The future of retail: manufactured by a 3-D printer, delivered by drone.
That's the sci-fi scenario Amazon (Tech30) is inching closer to with the launch this week of its 3-D , Printing Store, which offers shoppers over 200 products, including toys, jewelry and home decorations.
The items are produced via 3-D printer, and can be customized by size, color, material or with personal text and images. A "personalization widget" lets you play around with different designs and preview your purchase before you buy.
"The introduction of our 3-D Printed Products store suggests the beginnings of a shift in online retail - that manufacturing can be more nimble to provide an immersive customer experience," Petra Schindler-Carter, Amazon's director for marketplace sales, said in a statement.
In launching the store, Amazon signed on 3-D-printing productions firms including Cincinnati-based 3DLT and Brooklyn's Mixee Labs.
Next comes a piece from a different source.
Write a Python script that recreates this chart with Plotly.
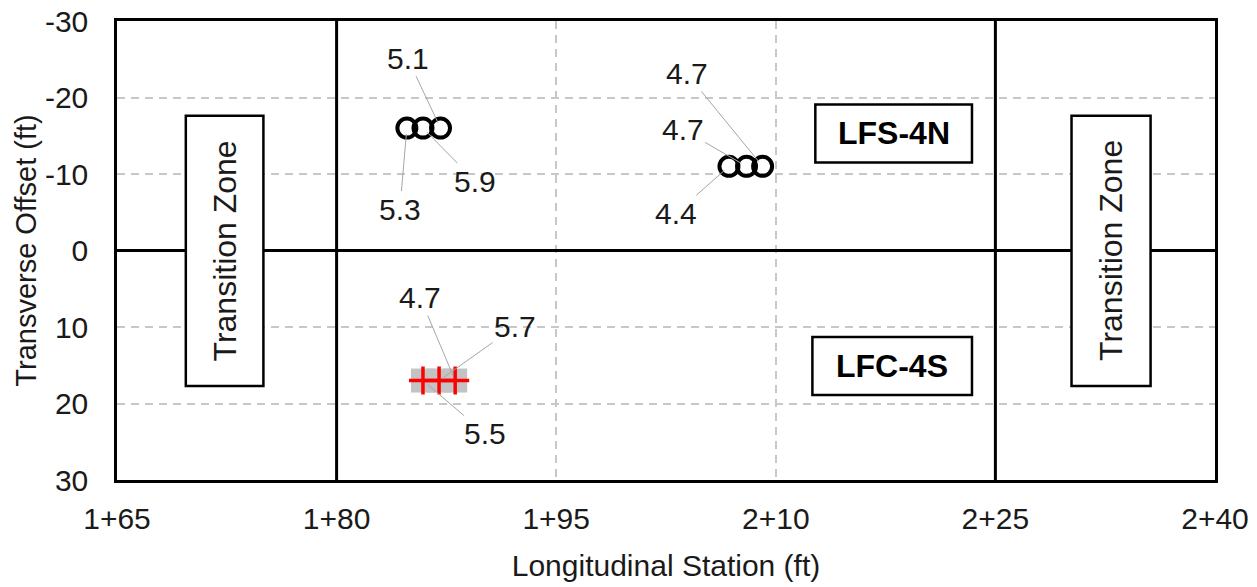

Mixee co-founder Nancy Liang said the new marketplace "has the potential to become the app store for the physical world."
As for the drone delivery, Amazon still has some hurdles to clear. The company announced in December that it hoped to begin delivering packages using drones in four or five years, but it won't be able to do so until federal regulators craft safety rules for unmanned aircraft.
"Amazon Prime Air, a new delivery system that will get packages to customers in 30 minutes or less using aerial vehicles, is one invention we are incredibly passionate about," Amazon said in a letter to the Federal Aviation Administration earlier this month. "One day, seeing Amazon Prime Air will be as normal as seeing mail trucks on the road today, resulting in enormous benefits for consumers across the nation."